Wells’ intertextual approach, heavy on both quotation and analysis, continues throughout her other works, particularly A Red Record, her longest and most formally exploratory pamphlet. This work, which again quotes Wells’ career-defining passage from the Free Speech, takes advantage of the looseness of the format to produce a hybrid text. Detailed analysis of the practice of lynching, the false justifications for the crime, and the white media’s logic-bending excuses, rub up against a host of other materials, the most striking of which are perhaps two lengthy lists of all the known lynching victims of 1893 and 1894. Wells then juxtaposes these lists with in-depth descriptions of a number of individual cases, providing both the hard data and the specific horrors, neither of which is sufficient to tell the whole story on its own.

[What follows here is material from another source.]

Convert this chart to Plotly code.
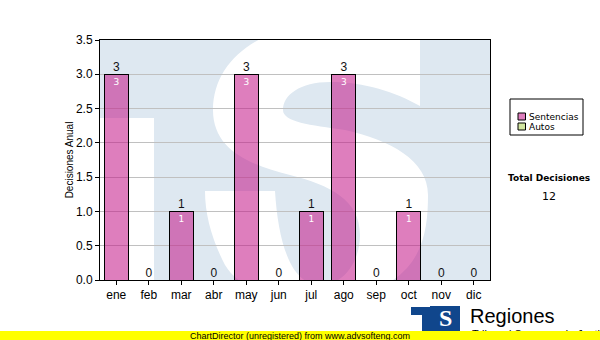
import plotly.graph_objects as go

# ---- data ----
months = ["ene", "feb", "mar", "abr", "may", "jun", "jul", "ago", "sep", "oct", "nov", "dic"]
sentencias = [3, 0, 1, 0, 3, 0, 1, 3, 0, 1, 0, 0]
autos = [0, 0, 0, 0, 0, 0, 0, 0, 0, 0, 0, 0]
series_names = ["Sentencias", "Autos"]
y_ticks = [0.0, 0.5, 1.0, 1.5, 2.0, 2.5, 3.0, 3.5]
totals = [s + a for s, a in zip(sentencias, autos)]
total_decisiones = sum(totals)

W, H = 600, 340
L, R, T, B = 100, 110, 40, 60  # plot area 100..490 x 40..280

def px(x):
    return (x - L) / (W - L - R)

def py(y):
    return (H - B - y) / (H - T - B)

AXF = "Liberation Sans, Arial, sans-serif"
VF = "DejaVu Sans, Verdana, sans-serif"
PINK = "rgba(195,20,135,0.55)"
PINK_SWATCH = "#de7ebd"
GREEN = "#d2e6a0"
WM = "#dee8f1"

fig = go.Figure()

fig.add_trace(go.Bar(
    x=months, y=sentencias, name=series_names[0],
    marker=dict(color=PINK, line=dict(color="black", width=1)),
    width=0.74,
    text=[str(v) if v else "" for v in sentencias],
    textposition="inside", insidetextanchor="end", textangle=0,
    insidetextfont=dict(color="white", size=9, family=VF),
    hoverinfo="skip",
))
fig.add_trace(go.Bar(
    x=months, y=autos, name=series_names[1],
    marker=dict(color=GREEN, line=dict(color="black", width=1)),
    width=0.74, hoverinfo="skip",
))
fig.add_trace(go.Scatter(
    x=months, y=totals, mode="text",
    text=[str(v) for v in totals], textposition="top center",
    textfont=dict(size=12, color="#111111", family=AXF),
    hoverinfo="skip", cliponaxis=False,
))
# empty trace on pixel-like overlay axes used for the watermark
fig.add_trace(go.Scatter(x=[], y=[], xaxis="x2", yaxis="y2", hoverinfo="skip"))

shapes = []
# watermark (TS logo) in overlay pixel coordinates
shapes.append(dict(type="rect", xref="x2", yref="y2", x0=90, x1=500, y0=30, y1=290,
                   fillcolor=WM, line=dict(width=0), layer="below"))
shapes.append(dict(type="rect", xref="x2", yref="y2", x0=90, x1=154, y0=118, y1=290,
                   fillcolor="white", line=dict(width=0), layer="below"))
s_path = ("M 420,10 L 420,106 "
          "C 395,92 365,82 330,82 "
          "C 300,82 283,95 283,110 "
          "C 283,122 310,125 345,130 "
          "C 390,140 428,160 428,195 "
          "C 428,240 420,290 330,300 "
          "C 280,305 240,290 225,265 "
          "C 212,240 205,215 205,191 "
          "L 275,191 "
          "C 278,240 290,285 320,285 "
          "C 345,285 360,260 360,235 "
          "C 360,200 330,185 290,175 "
          "C 250,165 213,150 213,110 "
          "C 213,60 260,25 330,22 "
          "C 370,20 400,15 420,10 Z")
shapes.append(dict(type="path", xref="x2", yref="y2", path=s_path,
                   fillcolor="white", line=dict(width=0), layer="below"))

# manual legend box
shapes.append(dict(type="rect", xref="paper", yref="paper", x0=px(510), x1=px(583), y0=py(135), y1=py(99),
                   fillcolor="white", line=dict(color="black", width=1), layer="above"))
legend_colors = [PINK_SWATCH, GREEN]
legend_rows = [116.5, 126.5]
annotations = []
for name, col, ry in zip(series_names, legend_colors, legend_rows):
    shapes.append(dict(type="rect", xref="paper", yref="paper", x0=px(518), x1=px(525.5),
                       y0=py(ry + 3.5), y1=py(ry - 3.5),
                       fillcolor=col, line=dict(color="black", width=1), layer="above"))
    annotations.append(dict(text=name, x=px(527), y=py(ry), xref="paper", yref="paper",
                            xanchor="left", yanchor="middle", showarrow=False,
                            font=dict(size=9, family=VF, color="black")))

# bottom yellow band (under the annotation band)
shapes.append(dict(type="rect", xref="paper", yref="paper", x0=px(0), x1=px(600), y0=py(340), y1=py(331),
                   fillcolor="#ffff00", line=dict(width=0), layer="above"))
# small logo
LOGO = "#10468c"
shapes.append(dict(type="rect", xref="paper", yref="paper", x0=px(411), x1=px(432), y0=py(315), y1=py(307),
                   fillcolor=LOGO, line=dict(width=0), layer="above"))
shapes.append(dict(type="rect", xref="paper", yref="paper", x0=px(422), x1=px(434), y0=py(331), y1=py(307),
                   fillcolor=LOGO, line=dict(width=0), layer="above"))
shapes.append(dict(type="rect", xref="paper", yref="paper", x0=px(430), x1=px(460), y0=py(331), y1=py(306),
                   fillcolor=LOGO, line=dict(width=0), layer="above"))

annotations += [
    dict(text="<b>Total Decisiones</b>", x=px(549), y=py(178), xref="paper", yref="paper",
         xanchor="center", yanchor="middle",
         showarrow=False, font=dict(size=9, family=VF, color="black")),
    dict(text=str(total_decisiones), x=px(549), y=py(196), xref="paper", yref="paper",
         xanchor="center", yanchor="middle",
         showarrow=False, font=dict(size=11, family=VF, color="black")),
    dict(text="Regiones", x=px(468), y=py(316), xref="paper", yref="paper",
         xanchor="left", yanchor="middle",
         showarrow=False, font=dict(size=20, family=AXF, color="black")),
    dict(text="Tribunal Supremo de Justicia", x=px(470), y=py(334), xref="paper", yref="paper",
         xanchor="left", yanchor="middle",
         showarrow=False, font=dict(size=11, family=AXF, color="black")),
    dict(text="<b>S</b>", x=px(445), y=py(318), xref="paper", yref="paper",
         xanchor="center", yanchor="middle",
         showarrow=False, font=dict(size=24, family="Liberation Serif, serif", color="white")),
    # yellow band with unregistered notice, drawn over the subtitle
    dict(text="ChartDirector (unregistered) from www.advsofteng.com", x=px(300), y=py(335.5),
         xref="paper", yref="paper", xanchor="center", yanchor="middle", showarrow=False,
         width=600, height=9, bgcolor="#ffff00", borderpad=0, borderwidth=0, align="center",
         font=dict(size=9, family=AXF, color="black")),
]

fig.update_layout(
    width=W, height=H,
    margin=dict(l=L, r=R, t=T, b=B, autoexpand=False),
    paper_bgcolor="white", plot_bgcolor="white",
    barmode="stack", bargap=0.26,
    showlegend=False,
    xaxis=dict(type="category", categoryorder="array", categoryarray=months,
               range=[-0.5, len(months) - 0.5],
               showline=True, linecolor="black", linewidth=1, mirror=True,
               ticks="outside", ticklen=4, tickcolor="black",
               showgrid=False, zeroline=False, automargin=False,
               tickfont=dict(size=12, family=AXF, color="black")),
    yaxis=dict(range=[0, 3.5], tickvals=y_ticks, ticktext=[f"{v:.1f}" for v in y_ticks],
               showline=True, linecolor="black", linewidth=1, mirror=True,
               ticks="outside", ticklen=4, tickcolor="black",
               showgrid=True, gridcolor="#c0c0c0", gridwidth=1, zeroline=False, automargin=False,
               tickfont=dict(size=12, family=AXF, color="black"),
               title=dict(text="Decisiones Anual", standoff=0,
                          font=dict(size=10, family=AXF, color="black"))),
    xaxis2=dict(range=[L, W - R], overlaying="x", visible=False),
    yaxis2=dict(range=[H - B, T], overlaying="y", visible=False),
    shapes=shapes,
    annotations=annotations,
)

fig.write_html("out.html")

As African American lit scholar Jacqueline Goldsby puts it, “A Red Record’s narrative experiments remind us that lynching’s history was as varied and complex as it was widespread, and that analyzing it required flexibility and innovation from those who cared to understand it.” By calling on a variety of materials, Wells offers a multi-faceted approach to reporting, one that understands the complexity of the stories she’s covering, that presents that story from multiple vantage points, and that offers a stark contrast to the narrow thinking of the white journalism she opposed. Concerned with the role of the press throughout her work, in A Red Record Wells offers her most incisive bit of media criticism, not merely through her penchant for detailed analysis but by way of her sheer formal multiplicity as well.